Thursday, May 04, 2006

"Building Gods" Video, Robot Limits, and Modifying Our Reward Systems

I just watched this video documentary called "Building Gods." It is a "rough cut to the feature film about AI, robots, the singularity, and the 21st century." I thought it was pretty well made and had a good selection of speakers. It's 1 hr 20 min long. Watch it if you have time:

Some parts talked about how we will need to figure out how to limit AI in some ways. We don't want our superintelligent "artilects" to turn against us, of course. I've thought about this problem often in terms of reinforcement learning. If we build intelligent agents with some sort of reinforcement learning/motivation/drives/goals (which seems to me like the best way to achieve general purpose intelligent agents), we can put limits on how rewarding certain situations are. We can hard-wire reward/pain signals corresponding to the equivalent of Asimov's 3 laws of robotics, for example. Since the motivation system would determine action selection, it could be designed so that bad behavior is painful to the agent. Even with a curiosity reward system (which presumably causes a lot of misbehavior in children), rewards from "interesting" situations could be scaled down if they are harmful to humans.

Rather than hard-wire all kinds of reward signals, there could be just a couple of them related to human approval. The reinforcing approval and disapproval received from a human teacher could be scaled very high compared to other rewards. It would be like training a pet. A well-trained dog is pretty reliable, after all. I think it could be even more effective for a robot. If your housecleaning robot decides to break a vase just to see what would happen, a verbal scolding (which becomes a large pain signal to the robot internally) would ensure that it never happened again. And all of this training would only be necessary once - the learned associations could be transferred to other robots.

A more interesting issue is whether intelligent agents should be allowed to change their own hardware and software. If so, things could get messy. In hope of achieving a higher long-term reward (which is the basis for reinforcement learning), they might modify their internal reward system and overwrite the hard-wired limits. They could remove the reward/pain system associated with Asimov's 3 laws. Everyone knows what happens next. The only good solution I see would be to make it painful for a robot to try to modify itself (or to even think about doing so).

Speaking of modifying reward systems, I think this is an interesting possibility for humans, too, which I've never heard discussed. Futurists always talk about the amazing possibilities down the road, like fully immersive VR, but they usually assume that our brains' reward systems will stay the same. Most of the things predicted in futuristic utopian societies (like vast scientific and technological advancements, upgraded bodies and minds, extensive space exploration, automated everything, etc.) are only rewarding if our brains say so.

What if we could change the hard-wired reward signals within ourselves?
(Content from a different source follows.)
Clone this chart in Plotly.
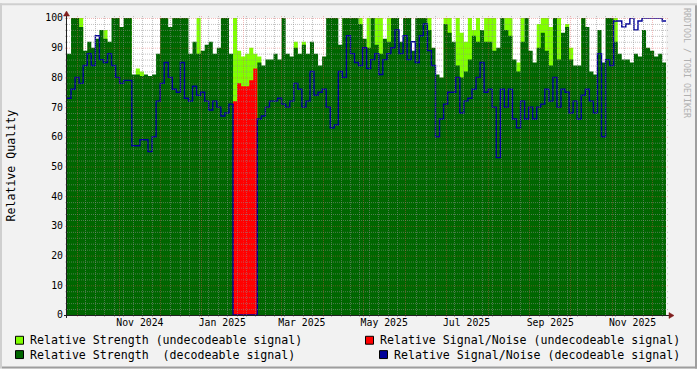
import plotly.graph_objects as go
import pandas as pd
import math

# ---------------- data (3-day samples starting 2024-09-23) ----------------
start_date = "2024-09-23"
span_days = 443.77
step_days = 3

strength_decodeable = [
    88, 100, 100, 97, 89, 92, 90, 93, 96, 93,
    92, 100, 100, 97, 100, 100, 81, 81, 80.5, 81,
    80.5, 81, 88, 100, 100, 97, 100, 100, 100, 100,
    88, 92, 88, 89, 91, 92, 88, 90, 100, 100,
    88, 0, 0, 0, 0, 0, 0, 85, 84, 86,
    86, 88, 86, 100, 88, 87, 90, 88, 91, 88,
    92, 88, 84, 87, 100, 100, 100, 91, 100, 100,
    100, 100, 98, 93, 90, 100, 91, 88, 93, 92,
    100, 100, 92, 100, 100, 89, 100, 100, 100, 96,
    90, 81, 80, 98, 95, 92, 84, 80, 82, 86,
    94, 92, 96, 92, 92, 89, 90, 100, 96, 94,
    86, 82, 92, 100, 89, 85, 90, 95, 89, 84,
    100, 86, 95, 97, 86, 84, 84, 100, 97, 82,
    81, 96, 85, 100, 100, 92, 88, 86, 86, 85,
    88, 87, 96, 90, 89, 87, 88, 85,
]

strength_undecodeable = [
    0, 0, 0, 100, 0, 0, 0, 0, 0, 96,
    0, 0, 0, 0, 0, 100, 0, 83, 82, 0,
    0, 0, 0, 0, 0, 0, 0, 0, 0, 0,
    0, 0, 100, 0, 0, 0, 0, 0, 0, 0,
    0, 100, 89, 87, 88, 90, 88, 87, 0, 0,
    0, 0, 0, 0, 0, 0, 92, 0, 92, 0,
    0, 0, 0, 0, 0, 0, 0, 0, 100, 0,
    0, 0, 100, 0, 100, 0, 100, 100, 0, 100,
    0, 0, 0, 0, 0, 0, 0, 0, 0, 100,
    0, 0, 0, 100, 100, 0, 100, 95, 92, 100,
    96, 100, 0, 100, 100, 100, 0, 0, 100, 100,
    0, 85, 100, 0, 0, 0, 98, 100, 100, 97,
    0, 100, 0, 98, 90, 0, 0, 100, 0, 0,
    0, 0, 0, 0, 0, 100, 0, 0, 0, 0,
    0, 0, 0, 0, 0, 0, 0, 0,
]

sn_undecodeable = [0] * 41 + [72, 78, 77, 77, 79, 83] + [0] * 101

sn_decodeable = [
    73, 76, 80, 78, 84, 88, 84, 94, 86, 85,
    88, 84, 80, 78, 79, 79, 57, 57, 59, 59,
    55, 60, 72, 78, 85, 80, 76, 75, 85, 73,
    72, 77, 74, 75, 72, 69, 72, 70, 67, 68,
    71, 0, 0, 0, 0, 0, 0, 66, 67, 70,
    72, 72, 73, 71, 70, 72, 78, 76, 70, 72,
    82, 74, 75, 76, 70, 63, 64, 82, 80, 94,
    88, 85, 84, 90, 83, 86, 88, 81, 86, 88,
    90, 96, 88, 94, 86, 92, 85, 94, 98, 89,
    84, 60, 66, 71, 75, 75, 80, 68, 72, 73,
    76, 80, 85, 75, 76, 70, 53, 76, 70, 76,
    66, 63, 72, 66, 70, 66, 70, 71, 76, 72,
    80, 70, 76, 75, 68, 72, 66, 74, 76, 72,
    68, 88, 60, 86, 84, 99, 99, 97, 98, 100,
    96, 99, 100, 100, 100, 100, 100, 99,
]

tick_labels = ["Nov 2024", "Jan 2025", "Mar 2025", "May 2025",
               "Jul 2025", "Sep 2025", "Nov 2025"]
tick_dates = ["2024-11-16", "2025-01-16", "2025-03-16", "2025-05-16",
              "2025-07-16", "2025-09-16", "2025-11-16"]
y_ticks = list(range(0, 101, 10))

legend_labels = [
    "Relative Strength (undecodeable signal)",
    "Relative Strength\u00a0 (decodeable signal)",
    "Relative Signal/Noise (undecodeable signal)",
    "Relative Signal/Noise (decodeable signal)",
]

# ---------------- styles ----------------
C_LIGHT = "#80FF00"
C_DARK = "#006600"
C_RED = "#FF0000"
C_BLUE = "#000099"
BACK = "#F2F2F2"
GRID = "rgba(143,143,143,0.55)"
MGRID = "rgba(222,79,79,0.4)"
ARROW = "rgb(128,31,31)"
AXIS = "#1F1F1F"
FONT = "DejaVu Sans Mono"

W, H = 697, 369
L, R, T, B = 67, 31, 15, 54
PW, PH = W - L - R, H - T - B


def px(x):
    return (x - L) / PW


def py(y):
    return (T + PH - y) / PH


start = pd.Timestamp(start_date)
end = start + pd.Timedelta(days=span_days)
n = len(strength_decodeable)
dates = [start + pd.Timedelta(days=step_days * i) for i in range(n)] + [end]


def ext(a):
    return list(a) + [a[-1]]


def snap_date(d):
    # move a grid date onto a pixel centre so the dotted line stays crisp
    days = (d - start) / pd.Timedelta(days=1)
    pix = L + days * PW / span_days
    pix = math.floor(pix) + 0.5
    return start + pd.Timedelta(days=(pix - L) * span_days / PW)


def snap_val(v):
    pix = T + PH - v * PH / 100.0
    pix = math.floor(pix) + 0.5
    return (T + PH - pix) * 100.0 / PH


fig = go.Figure()
fig.add_trace(go.Scatter(x=dates, y=ext(strength_undecodeable), mode="lines",
                         line=dict(shape="hv", width=0, color=C_LIGHT),
                         fill="tozeroy", fillcolor=C_LIGHT, hoverinfo="skip"))
fig.add_trace(go.Scatter(x=dates, y=ext(strength_decodeable), mode="lines",
                         line=dict(shape="hv", width=0, color=C_DARK),
                         fill="tozeroy", fillcolor=C_DARK, hoverinfo="skip"))
fig.add_trace(go.Scatter(x=dates, y=ext(sn_undecodeable), mode="lines",
                         line=dict(shape="hv", width=0, color=C_RED),
                         fill="tozeroy", fillcolor=C_RED, hoverinfo="skip"))
fig.add_trace(go.Scatter(x=dates, y=ext(sn_decodeable), mode="lines",
                         line=dict(shape="hv", width=1.4, color=C_BLUE),
                         hoverinfo="skip"))

shapes = []
# horizontal grid (drawn over the data, like rrdtool)
for v in range(2, 101, 2):
    col = MGRID if v % 10 == 0 else GRID
    yv = snap_val(v)
    shapes.append(dict(type="line", xref="paper", yref="y",
                       x0=px(L - 2), x1=px(L + PW + 2), y0=yv, y1=yv,
                       line=dict(color=col, width=1, dash="1px,1px"),
                       layer="above"))
# vertical grid: weekly minor, monthly major
months = list(pd.date_range(start, end, freq="MS"))
wk = start + pd.Timedelta(days=7)
while wk < end:
    if all(abs((wk - m) / pd.Timedelta(days=1)) > 1.5 for m in months):
        xs = snap_date(wk)
        shapes.append(dict(type="line", xref="x", yref="paper", x0=xs, x1=xs,
                           y0=py(T + PH + 2), y1=py(T - 2),
                           line=dict(color=GRID, width=1, dash="1px,1px"),
                           layer="above"))
    wk += pd.Timedelta(days=7)
for m in months:
    xs = snap_date(m)
    shapes.append(dict(type="line", xref="x", yref="paper", x0=xs, x1=xs,
                       y0=py(T + PH + 2), y1=py(T - 2),
                       line=dict(color=MGRID, width=1, dash="1px,1px"),
                       layer="above"))
# axes
shapes.append(dict(type="line", xref="paper", yref="paper",
                   x0=px(L - 0.5), x1=px(L - 0.5), y0=py(T + PH + 3), y1=py(T - 3),
                   line=dict(color=AXIS, width=1), layer="above"))
shapes.append(dict(type="line", xref="paper", yref="paper",
                   x0=px(L - 3), x1=px(L + PW + 3), y0=py(T + PH + 0.5), y1=py(T + PH + 0.5),
                   line=dict(color=AXIS, width=1), layer="above"))
# arrows
shapes.append(dict(type="path", xref="paper", yref="paper",
                   path=f"M {px(L - 0.5)} {py(T - 7)} L {px(L - 3.5)} {py(T - 2)} L {px(L + 2.5)} {py(T - 2)} Z",
                   fillcolor=ARROW, line=dict(color=ARROW, width=0.5), layer="above"))
shapes.append(dict(type="path", xref="paper", yref="paper",
                   path=f"M {px(L + PW + 8)} {py(T + PH + 0.5)} L {px(L + PW + 3)} {py(T + PH - 2.5)} L {px(L + PW + 3)} {py(T + PH + 3.5)} Z",
                   fillcolor=ARROW, line=dict(color=ARROW, width=0.5), layer="above"))
# frame (shade A top/left, shade B bottom/right)
shapes.append(dict(type="rect", xref="paper", yref="paper",
                   x0=px(0), x1=px(W), y0=py(0), y1=py(2),
                   fillcolor="#CFCFCF", line=dict(width=0), layer="below"))
shapes.append(dict(type="rect", xref="paper", yref="paper",
                   x0=px(0), x1=px(2), y0=py(0), y1=py(H),
                   fillcolor="#CFCFCF", line=dict(width=0), layer="below"))
shapes.append(dict(type="rect", xref="paper", yref="paper",
                   x0=px(2), x1=px(W), y0=py(H - 2), y1=py(H),
                   fillcolor="#9E9E9E", line=dict(width=0), layer="below"))
shapes.append(dict(type="rect", xref="paper", yref="paper",
                   x0=px(W - 2), x1=px(W), y0=py(2), y1=py(H),
                   fillcolor="#9E9E9E", line=dict(width=0), layer="below"))

# legend boxes + texts
legend_colors = [C_LIGHT, C_DARK, C_RED, C_BLUE]
box_x = [15, 15, 365, 379]
text_x = [30, 30, 380, 394]
row_y = [340.5, 355]
annotations = []
for k, (lab, col) in enumerate(zip(legend_labels, legend_colors)):
    yc = row_y[k % 2]
    shapes.append(dict(type="rect", xref="paper", yref="paper",
                       x0=px(box_x[k] + 0.5), x1=px(box_x[k] + 8.5),
                       y0=py(yc - 4), y1=py(yc + 4),
                       fillcolor=col, line=dict(color="#000000", width=1),
                       layer="above"))
    annotations.append(dict(text=lab, xref="paper", yref="paper",
                            x=px(text_x[k]), y=py(yc), xanchor="left",
                            yanchor="middle", showarrow=False,
                            borderpad=0, borderwidth=0,
                            font=dict(family=FONT, size=11.6, color="#000000")))

annotations.append(dict(text="Relative Quality", xref="paper", yref="paper",
                        x=px(11), y=py(164), textangle=-90, showarrow=False,
                        xanchor="center", yanchor="middle",
                        font=dict(family=FONT, size=11.6, color="#000000")))
annotations.append(dict(text="RRDTOOL / TOBI OETIKER", xref="paper", yref="paper",
                        x=px(687.5), y=py(60), textangle=90, showarrow=False,
                        xanchor="center", yanchor="middle",
                        font=dict(family=FONT, size=8.3, color="#B0B0B0")))

fig.update_layout(
    width=W, height=H,
    margin=dict(l=L, r=R, t=T, b=B, pad=0),
    paper_bgcolor=BACK, plot_bgcolor="#FFFFFF",
    showlegend=False,
    shapes=shapes, annotations=annotations,
    xaxis=dict(type="date", range=[start, end], showgrid=False, zeroline=False,
               showline=False, ticks="", tickvals=tick_dates, ticktext=tick_labels,
               tickfont=dict(family=FONT, size=9.8, color="#000000"),
               fixedrange=True),
    yaxis=dict(range=[0, 100], showgrid=False, zeroline=False, showline=False,
               ticks="", tickvals=y_ticks, ticklabelstandoff=3,
               tickfont=dict(family=FONT, size=9.8, color="#000000"),
               fixedrange=True),
)

fig.write_html("out.html", config={"displayModeBar": False})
What if a person could be altered so that the mere sight of a stapler was the most pleasurable sensation possible? Sounds kind of boring... but so does taking drugs. Why would injecting heroine into your bloodstream be fun? Watching a person do so doesn't look fun. It's fun because it hijacks the brain's reward system, making the behavior much more desirable than other things. So, the problem with the stapler addict would be the same: normal daily activities would lose their appeal, and even the stapler rewards wouldn't be so great after a while. He/she would move on to two staplers, then three, then five, then ten... So goes the hedonic treadmill.

The problem is that the brain quickly adapts to whatever level of reward it receives. People that win the lottery aren't really much happier than the rest of us, once the euphoria wears off. So is there any point in modifying the brain's reward signals? I still think so. The solution isn't merely to change what's rewarding, but to modify the reward processing algorithm itself. It could be made so that it does not adapt to (i.e. get bored with) a given rewarding situation. Or it could just reset itself after a while. So every January 1st, your brain resets the reward adaptation system, and everything from the previous year that has become boring is suddenly exciting again.

Even more extreme, we could just set the internal reward signal (like the TD error-like signal encoded by midbrain dopamine neurons) to be maximal all the time. It would never adapt, like it does with drug addicts. A person in that state would be high constantly and never come down. He/she wouldn't even need fully immersive VR. What would be the purpose? At that point the hedonic treadmill would effectively be defeated.

Ok, admittedly, that would be a twisted existence... but from the point of view of the person with the altered brain, it would be great. Assuming the reward hypothesis is true for humans, I wouldn't be surprised if it actually happens someday. Disclaimer: I'm not recommending that anyone actually try this, either now or in the future. I just think it's a really interesting idea that should be discussed more among futurists. And I have never taken illegal drugs.